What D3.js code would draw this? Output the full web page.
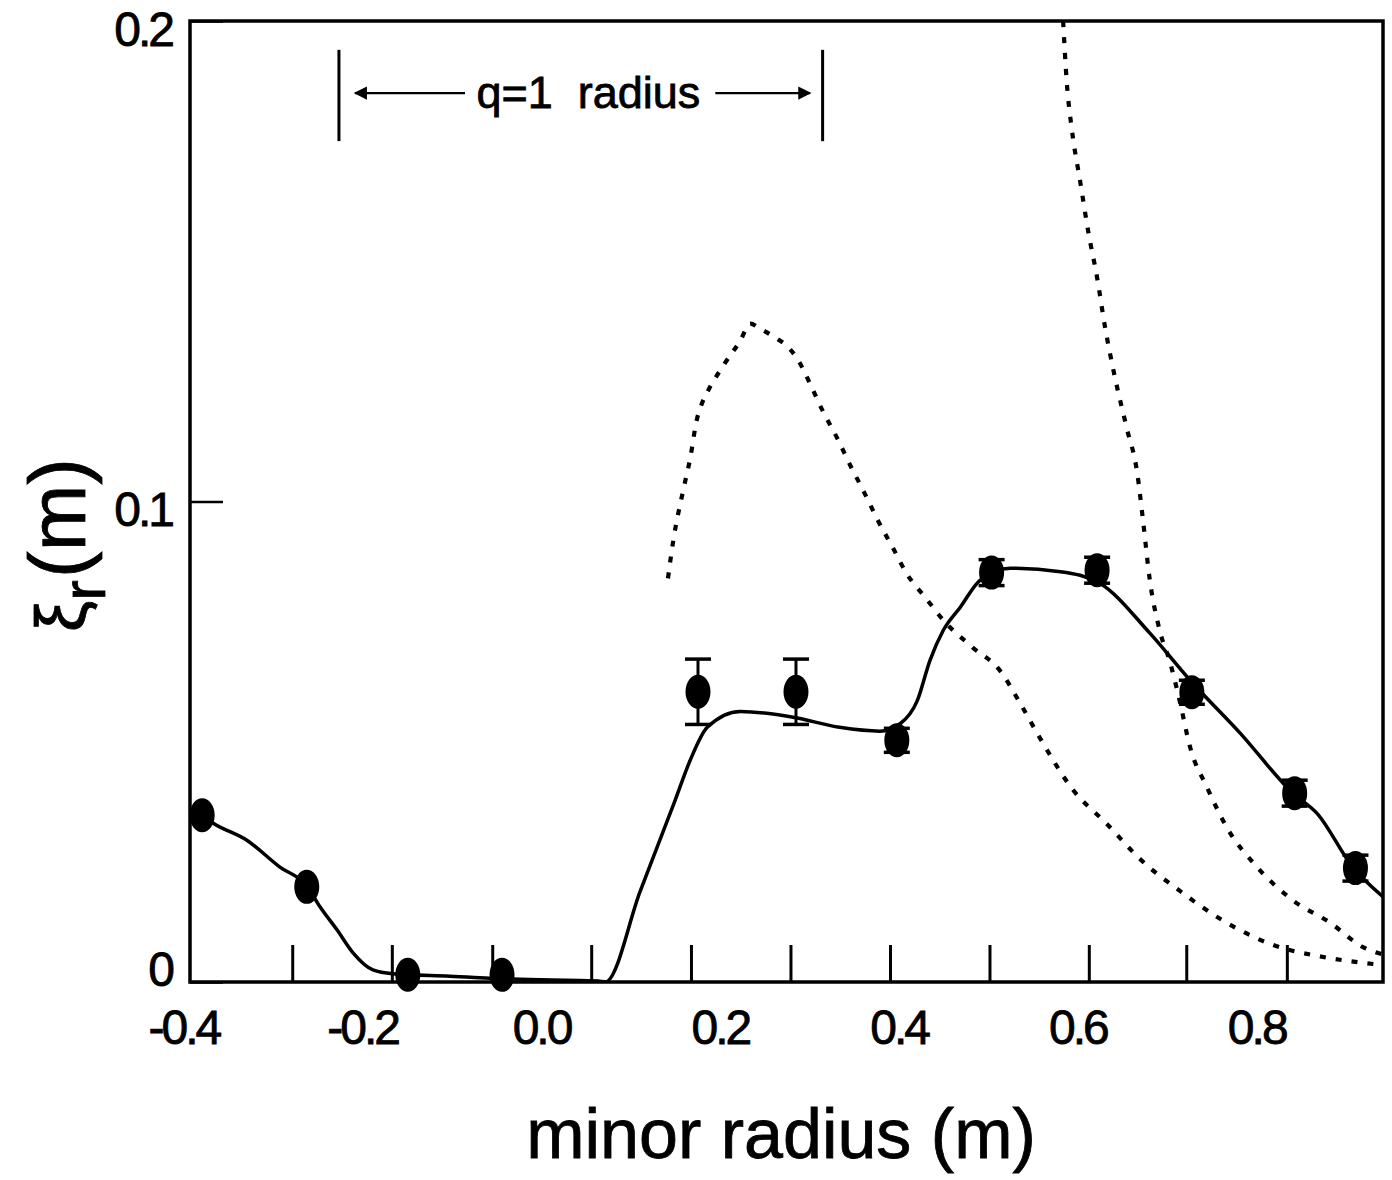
<!DOCTYPE html>
<html>
<head>
<meta charset="utf-8">
<script src="https://cdn.jsdelivr.net/npm/d3@7"></script>
<style>
  body { margin: 0; background: #fff; }
  svg { display: block; font-family: "Liberation Sans", Arial, Helvetica, sans-serif; }
  .tick text { font-size: 48px; letter-spacing: -3px; fill: #000; stroke: #000; stroke-width: 0.8px; }
  .label { fill: #000; stroke: #000; stroke-width: 0.8px; }
</style>
</head>
<body>
<div id="chart"></div>
<script>
// measured points (minor radius in m, displacement in m)
const pointR = [-0.379, -0.262, -0.149, -0.0436, 0.1756, 0.2852, 0.398, 0.504, 0.622, 0.728, 0.843, 0.911];
const pointXi = [0.0347, 0.0198, 0.0015, 0.0015, 0.0604, 0.0604, 0.0503, 0.0852, 0.0857, 0.0603, 0.0393, 0.0237];
const pointErr = [0, 0, 0, 0, 0.0068, 0.0068, 0.0025, 0.0027, 0.0027, 0.0025, 0.0027, 0.0027];

// solid fit through the points
const fitR = [-0.379, -0.367, -0.329, -0.292, -0.262, -0.247, -0.228, -0.210, -0.188, -0.166, -0.102, -0.031, 0.064, 0.072,
  0.111, 0.150, 0.167, 0.186, 0.223, 0.282, 0.334, 0.379, 0.402, 0.421, 0.435, 0.450, 0.469, 0.491, 0.525, 0.581,
  0.625, 0.681, 0.726, 0.782, 0.841, 0.868, 0.908, 0.942];
const fitXi = [0.0347, 0.0331, 0.0295, 0.0239, 0.0200, 0.0156, 0.0108, 0.0060, 0.0025, 0.0017, 0.0012, 0.0006, 0.0002, 0.0,
  0.0189, 0.0378, 0.0462, 0.0530, 0.0563, 0.0551, 0.0530, 0.0522, 0.0538, 0.0586, 0.0669, 0.0732, 0.0780, 0.0836, 0.0861, 0.0854,
  0.0830, 0.0726, 0.0628, 0.0518, 0.0393, 0.0351, 0.0239, 0.0177];

// dotted curve with the peak near 0.24 m
const peakR = [0.142, 0.148, 0.159, 0.167, 0.174, 0.180, 0.187, 0.204, 0.223, 0.234, 0.245, 0.262, 0.275, 0.286, 0.301,
  0.315, 0.331, 0.346, 0.362, 0.377, 0.394, 0.409, 0.430, 0.450, 0.483, 0.513, 0.536, 0.558, 0.595, 0.633, 0.670,
  0.715, 0.760, 0.819, 0.875, 0.919, 0.944];
const peakXi = [0.0840, 0.0919, 0.1023, 0.1091, 0.1168, 0.1204, 0.1231, 0.1283, 0.1335, 0.1370, 0.1360, 0.1341, 0.1324, 0.1299, 0.1245,
  0.1189, 0.1133, 0.1075, 0.1017, 0.0960, 0.0902, 0.0850, 0.0800, 0.0753, 0.0696, 0.0649, 0.0580, 0.0508, 0.0400, 0.0329, 0.0256,
  0.0189, 0.0131, 0.0077, 0.0052, 0.0040, 0.0035];

// steep dotted curve coming down from the top
const steepR = [0.584, 0.588, 0.594, 0.603, 0.612, 0.622, 0.631, 0.642, 0.655, 0.667, 0.673, 0.681, 0.692, 0.704, 0.715,
  0.726, 0.745, 0.767, 0.801, 0.841, 0.883, 0.919, 0.944];
const steepXi = [0.2000, 0.1875, 0.1771, 0.1667, 0.1563, 0.1466, 0.1362, 0.1258, 0.1154, 0.1058, 0.0967, 0.0836, 0.0732, 0.0663, 0.0580,
  0.0489, 0.0405, 0.0322, 0.0239, 0.0170, 0.0123, 0.0073, 0.0056];

const xTickValues = [-0.4, -0.2, 0.0, 0.2, 0.4, 0.6, 0.8];
const xTickLabels = ["-0.4", "-0.2", "0.0", "0.2", "0.4", "0.6", "0.8"];
const yTickValues = [0, 0.1, 0.2];
const yTickLabels = ["0", "0.1", "0.2"];
// short marks along the bottom axis
const channelR = [-0.2777, -0.1663, -0.0540, 0.0567, 0.1683, 0.2796, 0.3909, 0.5022, 0.6133, 0.7223, 0.8348];

// q=1 radius annotation: bar positions, arrow ends, label
const qBars = [-0.226, 0.315];
const qBarSpan = [0.175, 0.194];
const qArrowY = 0.185;
const qArrows = [[-0.085, -0.208], [0.195, 0.301]];
const qLabel = { r: 0.053, xi: 0.1819, text: "q=1  radius" };

const width = 1392, height = 1180;
const x = d3.scaleLinear().domain([-0.3926, 0.9418]).range([190, 1383]);
const y = d3.scaleLinear().domain([0, 0.2]).range([982, 21]);

const svg = d3.select("#chart").append("svg")
    .attr("width", width)
    .attr("height", height);

svg.append("rect").attr("width", width).attr("height", height).attr("fill", "#fff");

let defs = svg.append("defs");
defs.append("clipPath").attr("id", "plot-clip")
    .append("rect")
    .attr("x", x.range()[0]).attr("y", y.range()[1])
    .attr("width", x.range()[1] - x.range()[0])
    .attr("height", y.range()[0] - y.range()[1]);

defs.append("marker")
    .attr("id", "arrow")
    .attr("viewBox", "0 0 10 10")
    .attr("refX", 9).attr("refY", 5)
    .attr("markerWidth", 9).attr("markerHeight", 6)
    .attr("markerUnits", "strokeWidth")
    .attr("orient", "auto")
    .append("path").attr("d", "M0,0 L10,5 L0,10 Z").attr("fill", "#000");

// frame
svg.append("rect")
    .attr("x", x.range()[0]).attr("y", y.range()[1])
    .attr("width", x.range()[1] - x.range()[0])
    .attr("height", y.range()[0] - y.range()[1])
    .attr("fill", "none").attr("stroke", "#000").attr("stroke-width", 3.5);

// axes
let xAxis = d3.axisBottom(x).tickValues(xTickValues)
    .tickFormat((d, i) => xTickLabels[i]).tickSize(0).tickPadding(28);
let gx = svg.append("g").attr("transform", `translate(0,${y(0)})`).call(xAxis);
gx.select(".domain").remove();

let yAxis = d3.axisLeft(y).tickValues(yTickValues)
    .tickFormat((d, i) => yTickLabels[i]).tickSizeInner(-33).tickSizeOuter(0).tickPadding(18);
let gy = svg.append("g").attr("transform", `translate(${x.range()[0]},0)`).call(yAxis);
gy.select(".domain").remove();
gy.selectAll(".tick line").attr("stroke", "#000").attr("stroke-width", 2.5);
gy.selectAll(".tick text").attr("dy", d => d === 0 ? "0.08em" : "0.5em");

svg.append("g").selectAll("line")
    .data(channelR)
    .enter().append("line")
    .attr("x1", d => x(d)).attr("x2", d => x(d))
    .attr("y1", y(0)).attr("y2", y(0) - 37)
    .attr("stroke", "#000").attr("stroke-width", 3);

let plot = svg.append("g").attr("clip-path", "url(#plot-clip)");

let line = d3.line().x(d => x(d[0])).y(d => y(d[1])).curve(d3.curveMonotoneX);

[d3.zip(peakR, peakXi), d3.zip(steepR, steepXi)].forEach(series => {
    plot.append("path")
        .datum(series)
        .attr("d", line)
        .attr("fill", "none").attr("stroke", "#000")
        .attr("stroke-width", 4.2).attr("stroke-dasharray", "6,10");
});

plot.append("path")
    .datum(d3.zip(fitR, fitXi))
    .attr("d", line)
    .attr("fill", "none").attr("stroke", "#000").attr("stroke-width", 3.5);

// points with error bars
let pts = svg.append("g").selectAll("g")
    .data(d3.zip(pointR, pointXi, pointErr))
    .enter().append("g");

pts.filter(d => d[2] > 0).each(function(d) {
    let g = d3.select(this);
    let cx = x(d[0]);
    g.append("line").attr("x1", cx).attr("x2", cx)
        .attr("y1", y(d[1] - d[2])).attr("y2", y(d[1] + d[2]))
        .attr("stroke", "#000").attr("stroke-width", 3);
    [d[1] - d[2], d[1] + d[2]].forEach(v => {
        g.append("line").attr("x1", cx - 13).attr("x2", cx + 13)
            .attr("y1", y(v)).attr("y2", y(v))
            .attr("stroke", "#000").attr("stroke-width", 3.5);
    });
});

pts.append("ellipse")
    .attr("cx", d => x(d[0])).attr("cy", d => y(d[1]))
    .attr("rx", 12.5).attr("ry", 17)
    .attr("fill", "#000");

// q=1 radius annotation
let ann = svg.append("g");
ann.selectAll("line.bar")
    .data(qBars)
    .enter().append("line").attr("class", "bar")
    .attr("x1", d => x(d)).attr("x2", d => x(d))
    .attr("y1", y(qBarSpan[1])).attr("y2", y(qBarSpan[0]))
    .attr("stroke", "#000").attr("stroke-width", 3);
ann.selectAll("line.arr")
    .data(qArrows)
    .enter().append("line").attr("class", "arr")
    .attr("x1", d => x(d[0])).attr("x2", d => x(d[1]))
    .attr("y1", y(qArrowY)).attr("y2", y(qArrowY))
    .attr("stroke", "#000").attr("stroke-width", 2.2)
    .attr("marker-end", "url(#arrow)");
ann.append("text")
    .attr("class", "label")
    .attr("x", x(qLabel.r)).attr("y", y(qLabel.xi))
    .attr("text-anchor", "middle")
    .attr("font-size", 45)
    .attr("xml:space", "preserve")
    .style("white-space", "pre")
    .text(qLabel.text);

// axis titles
svg.append("text")
    .attr("class", "label")
    .attr("x", 781).attr("y", 1158)
    .attr("text-anchor", "middle")
    .attr("font-size", 70)
    .text("minor radius (m)");

let yt = svg.append("text")
    .attr("class", "label")
    .attr("transform", "translate(85,632) rotate(-90)")
    .attr("font-size", 80);
yt.append("tspan").attr("font-size", 70).text("ξ");
yt.append("tspan").attr("dy", 20).attr("font-size", 62).text("r");
yt.append("tspan").attr("dy", -20).attr("dx", 2).text("(m)");
</script>
</body>
</html>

----------

__THE PROBLEM__
Leave out the pictures. Transcribe only the lines above, from the first through the one that contains "0.0830, 0.0726, 0.0628, 0.0518, 0.0393, 0.0351, 0.0239, 0.0177];".

__RESPONSE TO THE EXERCISE__
What D3.js code would draw this? Output the full web page.
<!DOCTYPE html>
<html>
<head>
<meta charset="utf-8">
<script src="https://cdn.jsdelivr.net/npm/d3@7"></script>
<style>
  body { margin: 0; background: #fff; }
  svg { display: block; font-family: "Liberation Sans", Arial, Helvetica, sans-serif; }
  .tick text { font-size: 48px; letter-spacing: -3px; fill: #000; stroke: #000; stroke-width: 0.8px; }
  .label { fill: #000; stroke: #000; stroke-width: 0.8px; }
</style>
</head>
<body>
<div id="chart"></div>
<script>
// measured points (minor radius in m, displacement in m)
const pointR = [-0.379, -0.262, -0.149, -0.0436, 0.1756, 0.2852, 0.398, 0.504, 0.622, 0.728, 0.843, 0.911];
const pointXi = [0.0347, 0.0198, 0.0015, 0.0015, 0.0604, 0.0604, 0.0503, 0.0852, 0.0857, 0.0603, 0.0393, 0.0237];
const pointErr = [0, 0, 0, 0, 0.0068, 0.0068, 0.0025, 0.0027, 0.0027, 0.0025, 0.0027, 0.0027];

// solid fit through the points
const fitR = [-0.379, -0.367, -0.329, -0.292, -0.262, -0.247, -0.228, -0.210, -0.188, -0.166, -0.102, -0.031, 0.064, 0.072,
  0.111, 0.150, 0.167, 0.186, 0.223, 0.282, 0.334, 0.379, 0.402, 0.421, 0.435, 0.450, 0.469, 0.491, 0.525, 0.581,
  0.625, 0.681, 0.726, 0.782, 0.841, 0.868, 0.908, 0.942];
const fitXi = [0.0347, 0.0331, 0.0295, 0.0239, 0.0200, 0.0156, 0.0108, 0.0060, 0.0025, 0.0017, 0.0012, 0.0006, 0.0002, 0.0,
  0.0189, 0.0378, 0.0462, 0.0530, 0.0563, 0.0551, 0.0530, 0.0522, 0.0538, 0.0586, 0.0669, 0.0732, 0.0780, 0.0836, 0.0861, 0.0854,
  0.0830, 0.0726, 0.0628, 0.0518, 0.0393, 0.0351, 0.0239, 0.0177];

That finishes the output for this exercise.